Monday, 5 January 2009

Introducing the Matron of Husbandry

by MOH, Throwback at Trapper Creek

Hi everyone, I am writing to introduce myself. I am flattered to have been asked to join this great group of writers, who write about subjects near and dear to my heart. Thank you so much for inviting me and I hope I can add a little bit to the mix, I know I have learned many interesting things from this blog.

Some of you may have already read my regular farm blog, Throwback at Trapper Creek, so this may be a little redundant for you.

I farm with my husband and teenage daughter on land that was homesteaded by my paternal grandfather in 1881. Our farm is a Century Farm, which is a historic designation awarded to farms that have been continuously farmed by the same family without a lapse in farming. Our house was also built by my grandfather and is pretty much original, with the exception of an indoor bathroom. I am the last child of the second to last child born to my paternal grandfather, so I was brought up by older parents who still used some of the old ways.
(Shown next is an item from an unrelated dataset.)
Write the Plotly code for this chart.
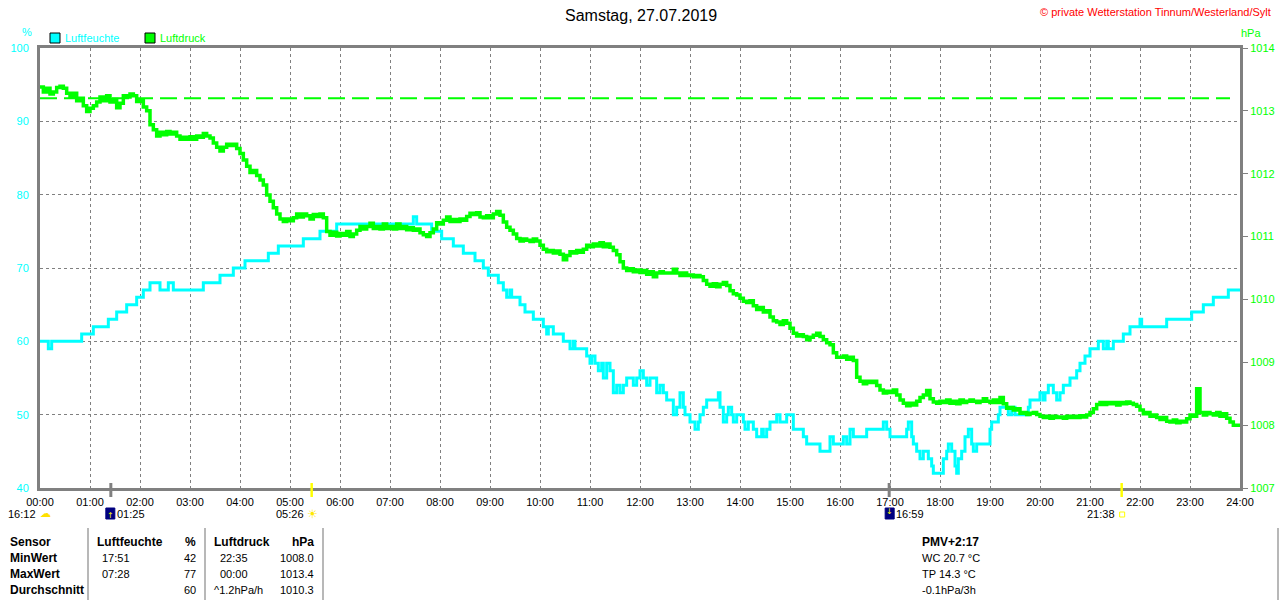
import plotly.graph_objects as go

# ---------------- data ----------------
tick_minutes = [0, 60, 120, 180, 240, 300, 360, 420, 480, 540, 600, 660, 720,
                780, 840, 900, 960, 1020, 1080, 1140, 1200, 1260, 1320, 1380, 1440]
tick_labels = ["00:00", "01:00", "02:00", "03:00", "04:00", "05:00", "06:00", "07:00",
               "08:00", "09:00", "10:00", "11:00", "12:00", "13:00", "14:00", "15:00",
               "16:00", "17:00", "18:00", "19:00", "20:00", "21:00", "22:00", "23:00", "24:00"]

hum_ticks = [40, 50, 60, 70, 80, 90, 100]
press_ticks = [1007, 1008, 1009, 1010, 1011, 1012, 1013, 1014]

# Luftfeuchte (%) - change points (minute of day, value)
humidity_minutes = [0, 10, 14, 50, 64, 82, 92, 104, 116, 124, 132, 144, 154, 160, 196, 216, 232, 246,
                    274, 286, 316, 336, 356, 448, 452, 470, 482, 496, 508, 522, 532, 538, 550, 556,
                    560, 564, 566, 576, 582, 592, 604, 608, 610, 616, 628, 636, 640, 642, 656, 660,
                    662, 666, 670, 674, 676, 680, 684, 688, 692, 696, 700, 704, 712, 716, 720, 724,
                    728, 732, 740, 744, 748, 752, 760, 764, 768, 772, 774, 780, 786, 790, 792, 796,
                    800, 814, 816, 820, 824, 826, 830, 832, 836, 844, 846, 850, 856, 860, 866, 868,
                    872, 876, 884, 888, 896, 904, 916, 920, 936, 948, 952, 964, 968, 972, 976, 992,
                    1012, 1016, 1020, 1040, 1042, 1046, 1048, 1052, 1056, 1060, 1066, 1070, 1072,
                    1084, 1088, 1090, 1094, 1098, 1100, 1102, 1106, 1110, 1114, 1118, 1120, 1124,
                    1140, 1142, 1150, 1152, 1162, 1166, 1170, 1186, 1188, 1200, 1204, 1206, 1210,
                    1216, 1220, 1224, 1228, 1236, 1244, 1248, 1254, 1260, 1270, 1276, 1280, 1282,
                    1288, 1300, 1308, 1320, 1322, 1352, 1382, 1396, 1408, 1426, 1440]
humidity_pct = [60, 59, 60, 61, 62, 63, 64, 65, 66, 67, 68, 67, 68, 67, 68, 69, 70, 71,
                72, 73, 74, 75, 76, 77, 76, 75, 74, 73, 72, 71, 70, 69, 68, 67,
                66, 67, 66, 65, 64, 63, 62, 61, 62, 61, 60, 59, 60, 59, 58, 57,
                58, 57, 56, 57, 55, 57, 56, 53, 54, 53, 54, 55, 54, 55, 56, 55,
                54, 55, 53, 54, 53, 52, 50, 51, 53, 51, 50, 49, 48, 49, 50, 51,
                52, 53, 51, 49, 50, 51, 50, 49, 50, 49, 48, 49, 48, 47, 48, 47,
                48, 49, 50, 49, 50, 48, 47, 46, 45, 47, 46, 47, 46, 48, 47, 48,
                49, 48, 47, 48, 49, 47, 46, 45, 44, 45, 44, 43, 42,
                44, 45, 46, 45, 43, 42, 44, 45, 47, 48, 46, 45, 46,
                48, 49, 50, 51, 50, 51, 50, 51, 52, 53, 52, 53, 54,
                53, 52, 53, 54, 55, 56, 57, 58, 59, 60, 59, 60, 59,
                60, 61, 62, 63, 62, 63, 64, 65, 66, 67, 67]

# Luftdruck (hPa) - sampled every 4 minutes, 00:00 .. 24:00
pressure_minutes = list(range(0, 1441, 4))
pressure_hpa = [
    1013.38, 1013.30, 1013.36, 1013.27, 1013.30, 1013.37, 1013.39, 1013.36, 1013.28, 1013.22, 1013.28, 1013.16, 1013.20, 1013.08, 1012.99,
    1013.04, 1013.08, 1013.14, 1013.22, 1013.16, 1013.24, 1013.14, 1013.18, 1013.05, 1013.12, 1013.24, 1013.22, 1013.27, 1013.24, 1013.15,
    1013.16, 1013.06, 1013.00, 1012.78, 1012.70, 1012.60, 1012.66, 1012.62, 1012.67, 1012.63, 1012.66, 1012.60, 1012.55, 1012.58, 1012.55,
    1012.59, 1012.55, 1012.60, 1012.58, 1012.64, 1012.60, 1012.57, 1012.49, 1012.42, 1012.36, 1012.42, 1012.47, 1012.45, 1012.47, 1012.40,
    1012.32, 1012.22, 1012.12, 1012.02, 1012.05, 1011.97, 1011.90, 1011.82, 1011.66, 1011.56, 1011.46, 1011.36, 1011.28, 1011.24, 1011.28,
    1011.25, 1011.30, 1011.36, 1011.31, 1011.36, 1011.33, 1011.28, 1011.35, 1011.32, 1011.36, 1011.30, 1011.08, 1011.02, 1011.07, 1011.01,
    1011.05, 1011.02, 1011.08, 1011.00, 1011.04, 1011.10, 1011.16, 1011.12, 1011.16, 1011.21, 1011.13, 1011.16, 1011.12, 1011.20, 1011.13,
    1011.16, 1011.12, 1011.20, 1011.13, 1011.16, 1011.11, 1011.14, 1011.10, 1011.12, 1011.06, 1011.03, 1011.00, 1011.06, 1011.12, 1011.22,
    1011.20, 1011.26, 1011.31, 1011.24, 1011.27, 1011.24, 1011.28, 1011.26, 1011.32, 1011.37, 1011.35, 1011.38, 1011.31, 1011.30, 1011.33,
    1011.30, 1011.36, 1011.40, 1011.34, 1011.23, 1011.15, 1011.10, 1011.04, 1010.97, 1010.93, 1010.96, 1010.94, 1010.92, 1010.96, 1010.93,
    1010.86, 1010.80, 1010.76, 1010.78, 1010.74, 1010.77, 1010.72, 1010.63, 1010.70, 1010.76, 1010.74, 1010.78, 1010.75, 1010.80, 1010.86,
    1010.84, 1010.88, 1010.85, 1010.90, 1010.84, 1010.88, 1010.83, 1010.78, 1010.71, 1010.60, 1010.50, 1010.46, 1010.49, 1010.44, 1010.47,
    1010.43, 1010.46, 1010.40, 1010.44, 1010.36, 1010.42, 1010.44, 1010.42, 1010.42, 1010.42, 1010.48, 1010.42, 1010.38, 1010.42, 1010.38,
    1010.39, 1010.36, 1010.38, 1010.36, 1010.30, 1010.24, 1010.21, 1010.25, 1010.20, 1010.24, 1010.27, 1010.22, 1010.14, 1010.09, 1010.07,
    1010.02, 1009.97, 1009.95, 1009.98, 1009.90, 1009.84, 1009.87, 1009.80, 1009.82, 1009.72, 1009.66, 1009.64, 1009.60, 1009.66, 1009.62,
    1009.54, 1009.46, 1009.42, 1009.44, 1009.41, 1009.36, 1009.40, 1009.43, 1009.46, 1009.41, 1009.36, 1009.31, 1009.28, 1009.15, 1009.08,
    1009.08, 1009.10, 1009.05, 1009.08, 1009.03, 1008.76, 1008.70, 1008.66, 1008.70, 1008.68, 1008.70, 1008.63, 1008.56, 1008.51, 1008.54,
    1008.52, 1008.56, 1008.48, 1008.40, 1008.35, 1008.31, 1008.35, 1008.32, 1008.38, 1008.44, 1008.48, 1008.55, 1008.42, 1008.37, 1008.35,
    1008.38, 1008.36, 1008.40, 1008.35, 1008.38, 1008.34, 1008.40, 1008.36, 1008.38, 1008.40, 1008.38, 1008.36, 1008.38, 1008.42, 1008.38,
    1008.36, 1008.40, 1008.36, 1008.44, 1008.34, 1008.27, 1008.28, 1008.24, 1008.26, 1008.19, 1008.20, 1008.17, 1008.19, 1008.20, 1008.17,
    1008.14, 1008.12, 1008.14, 1008.11, 1008.14, 1008.12, 1008.13, 1008.11, 1008.14, 1008.12, 1008.14, 1008.12, 1008.15, 1008.13, 1008.16,
    1008.20, 1008.26, 1008.33, 1008.36, 1008.33, 1008.36, 1008.34, 1008.36, 1008.32, 1008.36, 1008.34, 1008.37, 1008.35, 1008.33, 1008.30,
    1008.24, 1008.18, 1008.20, 1008.14, 1008.16, 1008.12, 1008.09, 1008.12, 1008.06, 1008.05, 1008.08, 1008.04, 1008.06, 1008.05, 1008.10,
    1008.16, 1008.14, 1008.58, 1008.20, 1008.16, 1008.20, 1008.18, 1008.16, 1008.20, 1008.14, 1008.18, 1008.11, 1008.05, 1008.00, 1008.00,
    1008.00]

# reference line (hPa) and its extent (minutes)
ref_pressure = 1013.2
ref_minutes = [0, 1428]

# astro markers: (minute, label)
moonrise = (85, "01:25")
sunrise = (326, "05:26")
moonset = (1019, "16:59")
sunset = (1298, "21:38")
moon_label = "16:12"

# statistics table
stats_rows = ["Sensor", "MinWert", "MaxWert", "Durchschnitt"]
hum_col_time = ["", "17:51", "07:28", ""]
hum_col_val = ["%", "42", "77", "60"]
press_col_time = ["", "22:35", "00:00", "^1.2hPa/h"]
press_col_val = ["hPa", "1008.0", "1013.4", "1010.3"]
extra_lines = ["PMV+2:17", "WC 20.7 °C", "TP 14.3 °C", "-0.1hPa/3h"]

# ---------------- style ----------------
CYAN = "#00FFFF"
GREEN = "#00FF00"
GRAY = "#808080"
FONT = "Liberation Sans"
W, H = 1280, 600
L, R, T, B = 40, 1240, 48, 488


def PX(px):
    return (px - L) / (R - L)


def PY(py):
    return (B - py) / (B - T)


fig = go.Figure()

fig.add_trace(go.Scatter(x=ref_minutes, y=[ref_pressure, ref_pressure], yaxis="y2", mode="lines",
                         line=dict(color=GREEN, width=2, dash="17px,7px"), hoverinfo="skip",
                         showlegend=False))
fig.add_trace(go.Scatter(x=pressure_minutes, y=pressure_hpa, yaxis="y2", mode="lines",
                         name="Luftdruck", line=dict(color=GREEN, width=3.5, shape="hv")))
fig.add_trace(go.Scatter(x=humidity_minutes, y=humidity_pct, yaxis="y", mode="lines",
                         name="Luftfeuchte", line=dict(color=CYAN, width=3, shape="hv")))

grid = dict(showgrid=True, gridcolor=GRAY, gridwidth=1, griddash="3px,3px")
frame = dict(showline=True, linecolor=GRAY, linewidth=3, mirror=True, zeroline=False)

fig.update_layout(
    width=W, height=H,
    margin=dict(l=L, r=W - R, t=T, b=H - B, autoexpand=False),
    paper_bgcolor="white", plot_bgcolor="white",
    showlegend=False,
    font=dict(family=FONT, size=11, color="black"),
    xaxis=dict(range=[0, 1440], tickvals=tick_minutes, ticktext=tick_labels, ticks="",
               tickfont=dict(size=11, color="black", family=FONT), ticklabelstandoff=2,
               **grid, **frame),
    yaxis=dict(range=[40, 100], tickvals=hum_ticks, ticks="",
               tickfont=dict(size=11, color=CYAN, family=FONT), ticklabelstandoff=6,
               **grid, **frame),
    yaxis2=dict(range=[1007, 1014], tickvals=press_ticks, overlaying="y", side="right",
                showgrid=False, ticks="outside", ticklen=5, tickcolor=GRAY, tickwidth=1,
                tickfont=dict(size=11, color=GREEN, family=FONT),
                showline=True, linecolor=GRAY, linewidth=3, zeroline=False),
)

annotations = []
shapes = []


def ann(text, px, py, color="black", size=11, xanchor="left", family=FONT):
    annotations.append(dict(text=text, x=PX(px), y=PY(py), xref="paper", yref="paper",
                            showarrow=False, xanchor=xanchor, yanchor="middle",
                            font=dict(family=family, size=size, color=color)))


def rect(x0, y0, x1, y1, fill, line="black", lw=1):
    shapes.append(dict(type="rect", xref="paper", yref="paper", x0=PX(x0), x1=PX(x1),
                       y0=PY(y0), y1=PY(y1), fillcolor=fill,
                       line=dict(color=line, width=lw), layer="above"))


def vline(px, y0, y1, color, width):
    shapes.append(dict(type="line", xref="paper", yref="paper", x0=PX(px), x1=PX(px),
                       y0=PY(y0), y1=PY(y1), line=dict(color=color, width=width), layer="above"))


def minute_px(m):
    return L + (R - L) * m / 1440


# header
ann("Samstag, 27.07.2019", 641, 15, size=16, xanchor="center")
ann("© private Wetterstation Tinnum/Westerland/Sylt", 1273, 12, color="#FF0000", size=11,
    xanchor="right")
ann("%", 27, 32, color=CYAN, xanchor="center")
ann("hPa", 1239, 33, color=GREEN)

# legend
rect(50, 33, 60, 43, CYAN)
ann("Luftfeuchte", 63, 38, color=CYAN)
rect(145, 33, 155, 43, GREEN)
ann("Luftdruck", 158, 38, color=GREEN)

# astro markers
for m, col, wd in [(moonrise[0], GRAY, 3), (moonset[0], GRAY, 3),
                   (sunrise[0], "#FFFF00", 2.5), (sunset[0], "#FFFF00", 2.5)]:
    vline(minute_px(m), 483, 497, col, wd)

ann(moon_label, 38, 514, xanchor="right")
ann("☁", 45, 513, color="#FFE000", size=11, xanchor="center", family="DejaVu Sans")

mx = minute_px(moonrise[0])
rect(mx - 5, 508, mx + 4, 519, "#000080", line="#000080")
ann("↑", mx, 515, color="#FFFF00", size=8, xanchor="center", family="DejaVu Sans")
ann(moonrise[1], mx + 4, 514)

sx = minute_px(sunrise[0])
ann(sunrise[1], sx - 6, 514, xanchor="right")
ann("☀", sx + 1, 514, color="#FFE800", size=12, xanchor="center", family="DejaVu Sans")

mx2 = minute_px(moonset[0])
rect(mx2 - 4, 508, mx2 + 5, 519, "#000080", line="#000080")
ann("↓", mx2, 512, color="#FFFF00", size=8, xanchor="center", family="DejaVu Sans")
ann(moonset[1], mx2 + 5, 514)

ssx = minute_px(sunset[0])
ann(sunset[1], ssx - 5, 514, xanchor="right")
rect(ssx - 2, 512, ssx + 3, 517, "rgba(0,0,0,0)", line="#FFFF00", lw=1)

# statistics table
row_y = [542, 558, 574, 590]
for i, y in enumerate(row_y):
    ann("<b>%s</b>" % stats_rows[i], 8, y, size=12)
    if i == 0:
        ann("<b>Luftfeuchte</b>", 95, y, size=12)
        ann("<b>%s</b>" % hum_col_val[i], 198, y, size=12, xanchor="right")
        ann("<b>Luftdruck</b>", 212, y, size=12)
        ann("<b>%s</b>" % press_col_val[i], 316, y, size=12, xanchor="right")
        ann("<b>%s</b>" % extra_lines[i], 920, y, size=12)
    else:
        ann(hum_col_time[i], 100, y)
        ann(hum_col_val[i], 198, y, xanchor="right")
        ann(press_col_time[i], 218 if i < 3 else 212, y)
        ann(press_col_val[i], 316, y, xanchor="right")
        ann(extra_lines[i], 920, y)

for px in [88, 205, 323, 1278]:
    vline(px, 528, 600, "#A0A0A0", 1.5)

fig.update_layout(annotations=annotations, shapes=shapes)

fig.write_html("out.html", config={"displayModeBar": False},
               post_script="document.body.style.margin='0';document.body.style.overflow='hidden';")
If my dad were alive, he would have celebrated his 110th birthday on New Years Eve. (I wish he was still here to teach me more.) So I have learned firsthand many of the skills so important these days with a changing economy.

We reside in the Pacific Northwest, our garden zone is 7a, our gardening challenges are 120" of rain per year with the accompanying cloud cover, and a Mediterranean type dry summer, with hardly a drop of rain from late June through mid September. (Unless we have hay curing.) We garden using the flat row method, with a dust mulch, which requires little or no irrigation. Utilizing wide row spaces, and proper thinning. This method is used for all truck farms in our area also, avoiding the need for irrigation. Several books by Steve Solomon, Water-Wise Vegetables, and Growing Food when it Counts, detail this quite well. At 1400' elevation, on the western slope of the Cascade Mountain Range, we do not have enough heat units to consistently ripen warm weather crops such as tomatoes, peppers, and melons, so these garden crops are raised in an unheated greenhouse, where we do have to water.

We maintain an organic, rotationally grazed beef herd, selling meat through word of mouth and through the http://www.eatwild.com/ site. Striving to be as self-reliant as possible, we raise our own vegetables, fruits, meats, and keep a family cow. So expect posts about daily farm life, and year-round gardening from me as well posts about our gravity water supply and heating our home and household water with wood from our timberland. My husband works off the farm, so I will be blogging from a my perspective of a farm girl, who is as comfortable cooking from scratch as building fence.

It is a great amount of work just living here, we are not off grid, but minimise our use of electricity. To live like this is an anomaly in this day and age, but more and more people are wanting to learn more about the lost skills of self reliance. Our interests include: home dairy, blacksmithing, log construction, homeopathy, animal husbandry, biodynamics, permaculture, gardening, food preservation, seed saving, local history, quilting, knitting, sewing, hand embroidery, and soap making to name a few.

Our main goal is to be good stewards of this farm and insure it's survival for more centuries to come. The other stuff along the way, is just part of life, blogging is a way to preserve the daily minutiae of our brief time here. Thank you for inviting me to join.



Root crops under dirt mulch and snow cover.